> _WHAT NEEDS TO BE DONE_
Output the data word for word, dropping every image.

···

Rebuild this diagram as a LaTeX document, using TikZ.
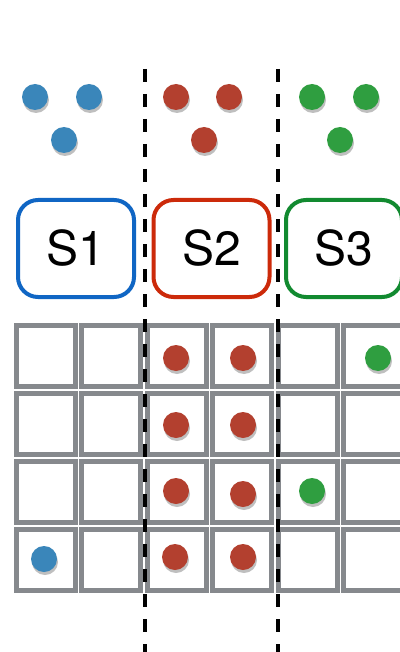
\documentclass[tikz,border=0pt]{standalone}
\usepackage{fontspec}
\setsansfont{TeX Gyre Heros}
\usetikzlibrary{shadows}
\definecolor{dblue}{HTML}{3A86BA}
\definecolor{dred}{HTML}{B3402F}
\definecolor{dgreen}{HTML}{2F9E40}
\definecolor{bblue}{HTML}{1066C4}
\definecolor{bred}{HTML}{CC2A0A}
\definecolor{bgreen}{HTML}{128A30}
\definecolor{cellgray}{HTML}{86898D}
\begin{document}
\begin{tikzpicture}[x=1pt,y=-1pt,
  dot/.style={circle,inner sep=0pt,minimum size=26pt,fill=#1,
    drop shadow={shadow xshift=1pt,shadow yshift=-3pt,opacity=0.25,fill=black}},
  sbox/.style={draw=#1,line width=4pt,rounded corners=20pt,fill=white,
    minimum width=116pt,minimum height=97pt,inner sep=0pt,
    font=\sffamily\fontsize{48}{48}\selectfont},
  cellbox/.style={draw=cellgray,line width=5pt,fill=white,
    minimum width=59pt,minimum height=61pt,inner sep=0pt},
  divider/.style={line width=4.8pt,dash pattern=on 13pt off 12pt,black}]
\useasboundingbox (0,0) rectangle (399,652);
% grid cells
\foreach \c in {0,...,5}{
  \foreach \r in {0,...,3}{
    \node[cellbox] (c\c\r) at ({14+65.4*\c+32},{323+68*\r+33}) {};
  }
}
% top dots
\node[dot=dblue] (b1) at (35,97) {};
\node[dot=dblue] (b2) at (89,97) {};
\node[dot=dblue] (b3) at (64,140) {};
\node[dot=dred] (r1) at (176,97) {};
\node[dot=dred] (r2) at (229,97) {};
\node[dot=dred] (r3) at (204,140) {};
\node[dot=dgreen] (g1) at (312,97) {};
\node[dot=dgreen] (g2) at (366,97) {};
\node[dot=dgreen] (g3) at (340,140) {};
% server boxes
\node[sbox=bblue] (s1) at (76,248.5) {\raisebox{-3pt}{S1}};
\node[sbox=bred] (s2) at (211.5,248.5) {\raisebox{-3pt}{S2}};
\node[sbox=bgreen] (s3) at (344,248.5) {\raisebox{-3pt}{S3}};
% grid dots
\node[dot=dred] (d1) at (176,358) {};
\node[dot=dred] (d2) at (243,358) {};
\node[dot=dgreen] (d3) at (378,358) {};
\node[dot=dred] (d4) at (176,425) {};
\node[dot=dred] (d5) at (243,425) {};
\node[dot=dred] (d6) at (176,491) {};
\node[dot=dred] (d7) at (243,494) {};
\node[dot=dgreen] (d8) at (312,491) {};
\node[dot=dblue] (d9) at (44,559) {};
\node[dot=dred] (d10) at (175,557) {};
\node[dot=dred] (d11) at (243,557) {};
% dividers
\coordinate (t1) at (145,69);
\coordinate (e1) at (145,652);
\coordinate (t2) at (278,69);
\coordinate (e2) at (278,652);
\draw[divider] (t1) -- (e1);
\draw[divider] (t2) -- (e2);
\end{tikzpicture}
\end{document}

···

> _FINISHED ANSWER_
Rebuild this diagram as a LaTeX document, using TikZ.
\documentclass[tikz,border=0pt]{standalone}
\usepackage{fontspec}
\setsansfont{TeX Gyre Heros}
\usetikzlibrary{shadows}
\definecolor{dblue}{HTML}{3A86BA}
\definecolor{dred}{HTML}{B3402F}
\definecolor{dgreen}{HTML}{2F9E40}
\definecolor{bblue}{HTML}{1066C4}
\definecolor{bred}{HTML}{CC2A0A}
\definecolor{bgreen}{HTML}{128A30}
\definecolor{cellgray}{HTML}{86898D}
\begin{document}
\begin{tikzpicture}[x=1pt,y=-1pt,
  dot/.style={circle,inner sep=0pt,minimum size=26pt,fill=#1,
    drop shadow={shadow xshift=1pt,shadow yshift=-3pt,opacity=0.25,fill=black}},
  sbox/.style={draw=#1,line width=4pt,rounded corners=20pt,fill=white,
    minimum width=116pt,minimum height=97pt,inner sep=0pt,
    font=\sffamily\fontsize{48}{48}\selectfont},
  cellbox/.style={draw=cellgray,line width=5pt,fill=white,
    minimum width=59pt,minimum height=61pt,inner sep=0pt},
  divider/.style={line width=4.8pt,dash pattern=on 13pt off 12pt,black}]
\useasboundingbox (0,0) rectangle (399,652);
% grid cells
\foreach \c in {0,...,5}{
  \foreach \r in {0,...,3}{
    \node[cellbox] (c\c\r) at ({14+65.4*\c+32},{323+68*\r+33}) {};
  }
}
% top dots
\node[dot=dblue] (b1) at (35,97) {};
\node[dot=dblue] (b2) at (89,97) {};
\node[dot=dblue] (b3) at (64,140) {};
\node[dot=dred] (r1) at (176,97) {};
\node[dot=dred] (r2) at (229,97) {};
\node[dot=dred] (r3) at (204,140) {};
\node[dot=dgreen] (g1) at (312,97) {};
\node[dot=dgreen] (g2) at (366,97) {};
\node[dot=dgreen] (g3) at (340,140) {};
% server boxes
\node[sbox=bblue] (s1) at (76,248.5) {\raisebox{-3pt}{S1}};
\node[sbox=bred] (s2) at (211.5,248.5) {\raisebox{-3pt}{S2}};
\node[sbox=bgreen] (s3) at (344,248.5) {\raisebox{-3pt}{S3}};
% grid dots
\node[dot=dred] (d1) at (176,358) {};
\node[dot=dred] (d2) at (243,358) {};
\node[dot=dgreen] (d3) at (378,358) {};
\node[dot=dred] (d4) at (176,425) {};
\node[dot=dred] (d5) at (243,425) {};
\node[dot=dred] (d6) at (176,491) {};
\node[dot=dred] (d7) at (243,494) {};
\node[dot=dgreen] (d8) at (312,491) {};
\node[dot=dblue] (d9) at (44,559) {};
\node[dot=dred] (d10) at (175,557) {};
\node[dot=dred] (d11) at (243,557) {};
% dividers
\coordinate (t1) at (145,69);
\coordinate (e1) at (145,652);
\coordinate (t2) at (278,69);
\coordinate (e2) at (278,652);
\draw[divider] (t1) -- (e1);
\draw[divider] (t2) -- (e2);
\end{tikzpicture}
\end{document}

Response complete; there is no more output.